## Task to complete
Each line below should be retyped exactly, with no pictures.
*****
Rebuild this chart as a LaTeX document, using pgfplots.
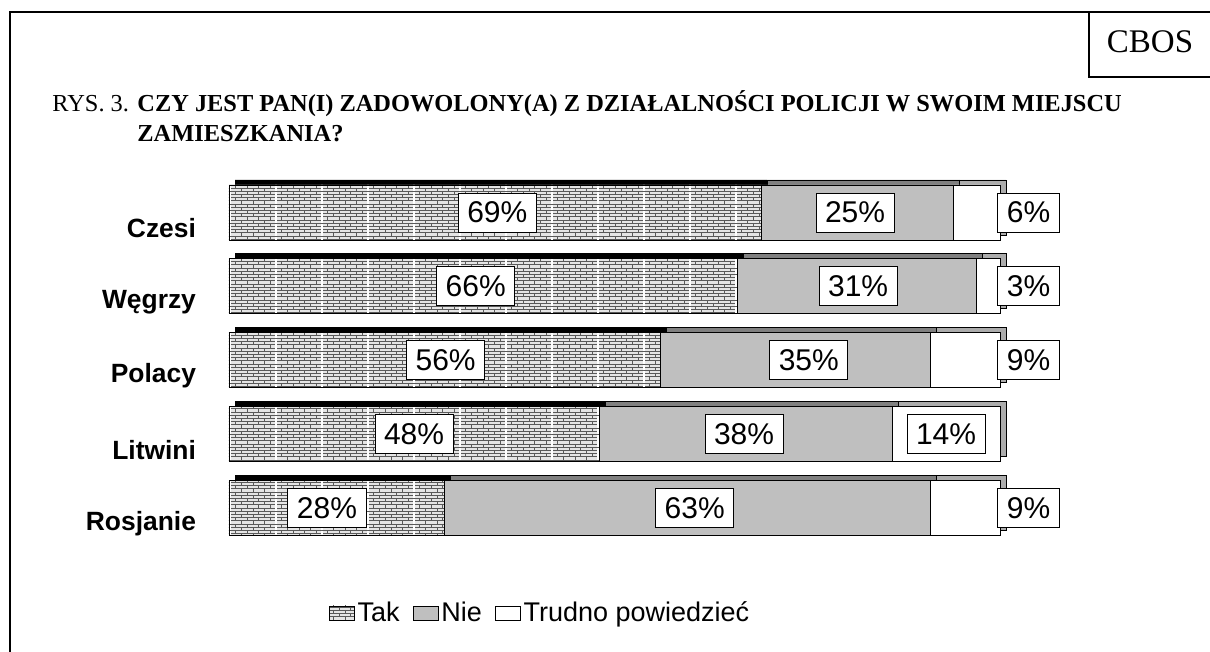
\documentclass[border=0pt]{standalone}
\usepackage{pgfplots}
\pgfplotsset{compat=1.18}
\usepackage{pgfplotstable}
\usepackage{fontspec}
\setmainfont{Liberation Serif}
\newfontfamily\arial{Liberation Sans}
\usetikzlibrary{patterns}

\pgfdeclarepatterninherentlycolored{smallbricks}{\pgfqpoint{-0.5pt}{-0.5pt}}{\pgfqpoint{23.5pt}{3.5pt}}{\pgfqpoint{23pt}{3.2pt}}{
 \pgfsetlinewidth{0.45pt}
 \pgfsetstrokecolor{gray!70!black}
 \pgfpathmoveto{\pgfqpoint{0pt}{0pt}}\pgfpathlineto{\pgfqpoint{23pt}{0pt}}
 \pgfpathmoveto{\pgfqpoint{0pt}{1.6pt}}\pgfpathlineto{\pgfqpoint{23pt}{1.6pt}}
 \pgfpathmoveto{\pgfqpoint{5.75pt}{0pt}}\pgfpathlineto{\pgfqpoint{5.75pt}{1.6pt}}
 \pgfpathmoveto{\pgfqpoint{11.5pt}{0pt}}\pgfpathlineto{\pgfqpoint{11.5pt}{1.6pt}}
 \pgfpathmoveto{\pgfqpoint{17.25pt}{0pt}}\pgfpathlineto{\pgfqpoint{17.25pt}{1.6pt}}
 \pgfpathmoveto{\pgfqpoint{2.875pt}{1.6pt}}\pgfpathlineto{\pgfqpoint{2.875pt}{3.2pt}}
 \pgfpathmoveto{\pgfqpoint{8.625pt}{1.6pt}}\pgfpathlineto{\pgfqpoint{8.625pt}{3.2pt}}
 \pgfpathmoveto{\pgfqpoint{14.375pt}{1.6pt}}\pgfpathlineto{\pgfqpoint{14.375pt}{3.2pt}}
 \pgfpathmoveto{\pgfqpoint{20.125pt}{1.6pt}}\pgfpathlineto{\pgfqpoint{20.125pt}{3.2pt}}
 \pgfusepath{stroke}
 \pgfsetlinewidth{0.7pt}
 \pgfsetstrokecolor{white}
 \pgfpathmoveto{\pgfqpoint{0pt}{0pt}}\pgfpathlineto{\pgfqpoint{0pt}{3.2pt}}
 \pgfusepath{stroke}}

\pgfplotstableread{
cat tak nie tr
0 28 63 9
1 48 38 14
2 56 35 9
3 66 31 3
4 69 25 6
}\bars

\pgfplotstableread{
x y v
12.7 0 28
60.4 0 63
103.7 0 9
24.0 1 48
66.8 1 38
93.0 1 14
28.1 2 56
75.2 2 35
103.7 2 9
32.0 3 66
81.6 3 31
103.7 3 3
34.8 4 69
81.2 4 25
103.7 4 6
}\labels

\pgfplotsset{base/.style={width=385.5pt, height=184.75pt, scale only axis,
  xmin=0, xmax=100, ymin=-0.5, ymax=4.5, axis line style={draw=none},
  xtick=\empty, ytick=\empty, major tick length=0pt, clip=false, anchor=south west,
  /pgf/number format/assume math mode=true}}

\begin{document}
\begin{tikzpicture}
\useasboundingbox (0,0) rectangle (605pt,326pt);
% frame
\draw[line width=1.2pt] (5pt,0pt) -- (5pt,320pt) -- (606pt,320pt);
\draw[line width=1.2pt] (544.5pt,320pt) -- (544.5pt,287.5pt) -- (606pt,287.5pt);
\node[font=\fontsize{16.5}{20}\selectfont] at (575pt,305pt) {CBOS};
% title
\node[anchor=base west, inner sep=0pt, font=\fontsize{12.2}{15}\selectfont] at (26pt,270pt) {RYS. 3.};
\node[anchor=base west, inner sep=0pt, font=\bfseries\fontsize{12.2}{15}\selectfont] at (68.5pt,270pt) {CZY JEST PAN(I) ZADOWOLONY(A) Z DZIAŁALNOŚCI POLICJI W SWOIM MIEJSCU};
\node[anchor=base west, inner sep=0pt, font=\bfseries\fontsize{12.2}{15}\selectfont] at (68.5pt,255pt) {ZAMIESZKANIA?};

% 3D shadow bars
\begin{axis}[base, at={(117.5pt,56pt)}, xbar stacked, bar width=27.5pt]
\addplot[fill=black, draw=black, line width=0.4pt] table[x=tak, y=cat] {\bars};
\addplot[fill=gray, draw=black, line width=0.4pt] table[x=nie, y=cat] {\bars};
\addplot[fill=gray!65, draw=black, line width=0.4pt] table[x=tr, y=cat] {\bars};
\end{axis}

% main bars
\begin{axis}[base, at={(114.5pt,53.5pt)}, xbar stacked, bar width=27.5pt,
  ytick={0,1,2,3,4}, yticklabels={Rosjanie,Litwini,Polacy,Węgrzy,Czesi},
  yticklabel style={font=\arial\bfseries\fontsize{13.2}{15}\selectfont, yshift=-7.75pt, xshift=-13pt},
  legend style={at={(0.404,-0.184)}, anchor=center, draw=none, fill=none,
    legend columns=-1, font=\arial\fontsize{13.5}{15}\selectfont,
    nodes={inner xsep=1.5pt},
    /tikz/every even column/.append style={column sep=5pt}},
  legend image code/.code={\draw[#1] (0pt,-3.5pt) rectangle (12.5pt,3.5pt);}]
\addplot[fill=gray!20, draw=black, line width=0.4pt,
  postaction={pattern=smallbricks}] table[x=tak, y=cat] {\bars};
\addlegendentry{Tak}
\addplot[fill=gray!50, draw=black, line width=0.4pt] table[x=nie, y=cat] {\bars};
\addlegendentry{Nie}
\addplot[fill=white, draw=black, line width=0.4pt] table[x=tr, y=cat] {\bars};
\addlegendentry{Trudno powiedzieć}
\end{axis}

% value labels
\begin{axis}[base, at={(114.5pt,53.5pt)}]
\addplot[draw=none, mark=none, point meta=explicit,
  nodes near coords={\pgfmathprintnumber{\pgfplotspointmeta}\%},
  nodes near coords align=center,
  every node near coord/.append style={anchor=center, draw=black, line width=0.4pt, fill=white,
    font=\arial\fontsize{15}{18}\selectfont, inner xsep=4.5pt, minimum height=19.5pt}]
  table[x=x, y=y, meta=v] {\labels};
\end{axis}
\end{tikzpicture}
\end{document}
*****
## Solved exercise
Rebuild this chart as a LaTeX document, using pgfplots.
\documentclass[border=0pt]{standalone}
\usepackage{pgfplots}
\pgfplotsset{compat=1.18}
\usepackage{pgfplotstable}
\usepackage{fontspec}
\setmainfont{Liberation Serif}
\newfontfamily\arial{Liberation Sans}
\usetikzlibrary{patterns}

\pgfdeclarepatterninherentlycolored{smallbricks}{\pgfqpoint{-0.5pt}{-0.5pt}}{\pgfqpoint{23.5pt}{3.5pt}}{\pgfqpoint{23pt}{3.2pt}}{
 \pgfsetlinewidth{0.45pt}
 \pgfsetstrokecolor{gray!70!black}
 \pgfpathmoveto{\pgfqpoint{0pt}{0pt}}\pgfpathlineto{\pgfqpoint{23pt}{0pt}}
 \pgfpathmoveto{\pgfqpoint{0pt}{1.6pt}}\pgfpathlineto{\pgfqpoint{23pt}{1.6pt}}
 \pgfpathmoveto{\pgfqpoint{5.75pt}{0pt}}\pgfpathlineto{\pgfqpoint{5.75pt}{1.6pt}}
 \pgfpathmoveto{\pgfqpoint{11.5pt}{0pt}}\pgfpathlineto{\pgfqpoint{11.5pt}{1.6pt}}
 \pgfpathmoveto{\pgfqpoint{17.25pt}{0pt}}\pgfpathlineto{\pgfqpoint{17.25pt}{1.6pt}}
 \pgfpathmoveto{\pgfqpoint{2.875pt}{1.6pt}}\pgfpathlineto{\pgfqpoint{2.875pt}{3.2pt}}
 \pgfpathmoveto{\pgfqpoint{8.625pt}{1.6pt}}\pgfpathlineto{\pgfqpoint{8.625pt}{3.2pt}}
 \pgfpathmoveto{\pgfqpoint{14.375pt}{1.6pt}}\pgfpathlineto{\pgfqpoint{14.375pt}{3.2pt}}
 \pgfpathmoveto{\pgfqpoint{20.125pt}{1.6pt}}\pgfpathlineto{\pgfqpoint{20.125pt}{3.2pt}}
 \pgfusepath{stroke}
 \pgfsetlinewidth{0.7pt}
 \pgfsetstrokecolor{white}
 \pgfpathmoveto{\pgfqpoint{0pt}{0pt}}\pgfpathlineto{\pgfqpoint{0pt}{3.2pt}}
 \pgfusepath{stroke}}

\pgfplotstableread{
cat tak nie tr
0 28 63 9
1 48 38 14
2 56 35 9
3 66 31 3
4 69 25 6
}\bars

\pgfplotstableread{
x y v
12.7 0 28
60.4 0 63
103.7 0 9
24.0 1 48
66.8 1 38
93.0 1 14
28.1 2 56
75.2 2 35
103.7 2 9
32.0 3 66
81.6 3 31
103.7 3 3
34.8 4 69
81.2 4 25
103.7 4 6
}\labels

\pgfplotsset{base/.style={width=385.5pt, height=184.75pt, scale only axis,
  xmin=0, xmax=100, ymin=-0.5, ymax=4.5, axis line style={draw=none},
  xtick=\empty, ytick=\empty, major tick length=0pt, clip=false, anchor=south west,
  /pgf/number format/assume math mode=true}}

\begin{document}
\begin{tikzpicture}
\useasboundingbox (0,0) rectangle (605pt,326pt);
% frame
\draw[line width=1.2pt] (5pt,0pt) -- (5pt,320pt) -- (606pt,320pt);
\draw[line width=1.2pt] (544.5pt,320pt) -- (544.5pt,287.5pt) -- (606pt,287.5pt);
\node[font=\fontsize{16.5}{20}\selectfont] at (575pt,305pt) {CBOS};
% title
\node[anchor=base west, inner sep=0pt, font=\fontsize{12.2}{15}\selectfont] at (26pt,270pt) {RYS. 3.};
\node[anchor=base west, inner sep=0pt, font=\bfseries\fontsize{12.2}{15}\selectfont] at (68.5pt,270pt) {CZY JEST PAN(I) ZADOWOLONY(A) Z DZIAŁALNOŚCI POLICJI W SWOIM MIEJSCU};
\node[anchor=base west, inner sep=0pt, font=\bfseries\fontsize{12.2}{15}\selectfont] at (68.5pt,255pt) {ZAMIESZKANIA?};

% 3D shadow bars
\begin{axis}[base, at={(117.5pt,56pt)}, xbar stacked, bar width=27.5pt]
\addplot[fill=black, draw=black, line width=0.4pt] table[x=tak, y=cat] {\bars};
\addplot[fill=gray, draw=black, line width=0.4pt] table[x=nie, y=cat] {\bars};
\addplot[fill=gray!65, draw=black, line width=0.4pt] table[x=tr, y=cat] {\bars};
\end{axis}

% main bars
\begin{axis}[base, at={(114.5pt,53.5pt)}, xbar stacked, bar width=27.5pt,
  ytick={0,1,2,3,4}, yticklabels={Rosjanie,Litwini,Polacy,Węgrzy,Czesi},
  yticklabel style={font=\arial\bfseries\fontsize{13.2}{15}\selectfont, yshift=-7.75pt, xshift=-13pt},
  legend style={at={(0.404,-0.184)}, anchor=center, draw=none, fill=none,
    legend columns=-1, font=\arial\fontsize{13.5}{15}\selectfont,
    nodes={inner xsep=1.5pt},
    /tikz/every even column/.append style={column sep=5pt}},
  legend image code/.code={\draw[#1] (0pt,-3.5pt) rectangle (12.5pt,3.5pt);}]
\addplot[fill=gray!20, draw=black, line width=0.4pt,
  postaction={pattern=smallbricks}] table[x=tak, y=cat] {\bars};
\addlegendentry{Tak}
\addplot[fill=gray!50, draw=black, line width=0.4pt] table[x=nie, y=cat] {\bars};
\addlegendentry{Nie}
\addplot[fill=white, draw=black, line width=0.4pt] table[x=tr, y=cat] {\bars};
\addlegendentry{Trudno powiedzieć}
\end{axis}

% value labels
\begin{axis}[base, at={(114.5pt,53.5pt)}]
\addplot[draw=none, mark=none, point meta=explicit,
  nodes near coords={\pgfmathprintnumber{\pgfplotspointmeta}\%},
  nodes near coords align=center,
  every node near coord/.append style={anchor=center, draw=black, line width=0.4pt, fill=white,
    font=\arial\fontsize{15}{18}\selectfont, inner xsep=4.5pt, minimum height=19.5pt}]
  table[x=x, y=y, meta=v] {\labels};
\end{axis}
\end{tikzpicture}
\end{document}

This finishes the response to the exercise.